* _The task_: Skip the pictures. Set down, word for word, the lines from the start of the material up to and including the line with "1.2405, 1.3402, 1.4962]".

* _Data extract_:
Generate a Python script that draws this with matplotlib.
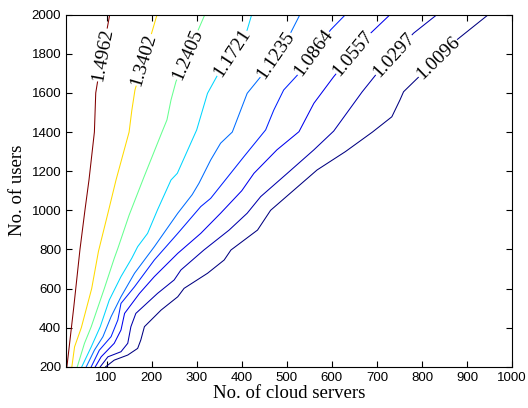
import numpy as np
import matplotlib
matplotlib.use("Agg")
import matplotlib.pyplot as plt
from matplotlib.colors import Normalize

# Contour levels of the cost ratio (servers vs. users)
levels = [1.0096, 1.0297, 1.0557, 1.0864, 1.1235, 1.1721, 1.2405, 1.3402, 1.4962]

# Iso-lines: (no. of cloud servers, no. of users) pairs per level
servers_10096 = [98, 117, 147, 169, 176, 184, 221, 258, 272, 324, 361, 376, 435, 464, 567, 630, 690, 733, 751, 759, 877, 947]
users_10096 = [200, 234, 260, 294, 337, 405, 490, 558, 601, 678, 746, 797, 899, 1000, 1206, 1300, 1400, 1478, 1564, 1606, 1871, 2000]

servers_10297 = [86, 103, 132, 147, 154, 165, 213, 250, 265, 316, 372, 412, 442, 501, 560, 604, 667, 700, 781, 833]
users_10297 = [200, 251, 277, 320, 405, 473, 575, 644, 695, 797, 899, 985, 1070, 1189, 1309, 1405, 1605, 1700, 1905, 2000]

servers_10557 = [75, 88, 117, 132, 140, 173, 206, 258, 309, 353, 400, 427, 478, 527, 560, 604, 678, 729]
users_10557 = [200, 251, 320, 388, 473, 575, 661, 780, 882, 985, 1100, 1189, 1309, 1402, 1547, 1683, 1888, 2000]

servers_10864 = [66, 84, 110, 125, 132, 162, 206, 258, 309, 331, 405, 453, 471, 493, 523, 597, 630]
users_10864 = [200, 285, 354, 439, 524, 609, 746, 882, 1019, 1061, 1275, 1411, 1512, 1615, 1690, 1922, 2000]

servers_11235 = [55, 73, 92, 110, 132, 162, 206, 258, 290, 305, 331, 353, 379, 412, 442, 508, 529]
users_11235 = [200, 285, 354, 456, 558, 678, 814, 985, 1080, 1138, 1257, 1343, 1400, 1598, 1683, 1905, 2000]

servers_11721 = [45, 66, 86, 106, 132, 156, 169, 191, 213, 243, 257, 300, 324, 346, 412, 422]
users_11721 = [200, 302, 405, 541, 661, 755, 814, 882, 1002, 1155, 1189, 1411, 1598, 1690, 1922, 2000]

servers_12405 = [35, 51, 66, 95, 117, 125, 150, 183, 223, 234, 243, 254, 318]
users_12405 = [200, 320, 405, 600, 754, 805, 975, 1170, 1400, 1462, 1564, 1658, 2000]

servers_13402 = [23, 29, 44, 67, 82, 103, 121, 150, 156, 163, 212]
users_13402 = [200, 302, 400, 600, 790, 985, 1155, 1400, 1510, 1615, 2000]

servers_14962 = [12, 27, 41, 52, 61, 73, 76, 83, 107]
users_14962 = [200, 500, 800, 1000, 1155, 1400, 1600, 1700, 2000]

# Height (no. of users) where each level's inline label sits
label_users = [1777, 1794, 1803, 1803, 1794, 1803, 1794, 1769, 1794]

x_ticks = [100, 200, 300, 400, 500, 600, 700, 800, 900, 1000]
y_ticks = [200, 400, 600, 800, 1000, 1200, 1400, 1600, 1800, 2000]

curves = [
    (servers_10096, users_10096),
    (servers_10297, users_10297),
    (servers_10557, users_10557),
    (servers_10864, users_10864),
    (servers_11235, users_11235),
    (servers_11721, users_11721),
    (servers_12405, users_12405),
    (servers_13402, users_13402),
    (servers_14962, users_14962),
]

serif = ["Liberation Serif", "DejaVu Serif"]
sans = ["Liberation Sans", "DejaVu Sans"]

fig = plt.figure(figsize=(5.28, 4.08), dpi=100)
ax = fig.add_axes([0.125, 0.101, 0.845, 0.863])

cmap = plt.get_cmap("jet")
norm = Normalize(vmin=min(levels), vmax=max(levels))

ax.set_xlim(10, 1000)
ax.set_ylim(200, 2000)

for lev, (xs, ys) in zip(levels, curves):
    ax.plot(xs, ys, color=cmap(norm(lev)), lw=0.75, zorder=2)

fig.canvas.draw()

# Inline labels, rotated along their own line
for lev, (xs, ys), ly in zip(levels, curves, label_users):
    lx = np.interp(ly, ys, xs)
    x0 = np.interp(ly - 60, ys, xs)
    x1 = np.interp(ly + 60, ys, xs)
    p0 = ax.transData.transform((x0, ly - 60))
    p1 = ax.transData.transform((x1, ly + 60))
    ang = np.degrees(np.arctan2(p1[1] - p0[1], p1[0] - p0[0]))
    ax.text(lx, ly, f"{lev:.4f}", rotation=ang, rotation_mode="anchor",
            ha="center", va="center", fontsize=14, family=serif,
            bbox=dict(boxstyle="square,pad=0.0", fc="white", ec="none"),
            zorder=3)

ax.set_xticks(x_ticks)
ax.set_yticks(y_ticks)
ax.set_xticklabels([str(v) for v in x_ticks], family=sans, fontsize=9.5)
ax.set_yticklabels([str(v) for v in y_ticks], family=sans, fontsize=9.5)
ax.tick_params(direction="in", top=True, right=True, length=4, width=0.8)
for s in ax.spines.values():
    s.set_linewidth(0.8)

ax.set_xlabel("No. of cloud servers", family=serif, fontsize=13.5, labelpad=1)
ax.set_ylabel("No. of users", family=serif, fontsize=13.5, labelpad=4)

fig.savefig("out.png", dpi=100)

* _Response to this task_:
Generate a Python script that draws this with matplotlib.
import numpy as np
import matplotlib
matplotlib.use("Agg")
import matplotlib.pyplot as plt
from matplotlib.colors import Normalize

# Contour levels of the cost ratio (servers vs. users)
levels = [1.0096, 1.0297, 1.0557, 1.0864, 1.1235, 1.1721, 1.2405, 1.3402, 1.4962]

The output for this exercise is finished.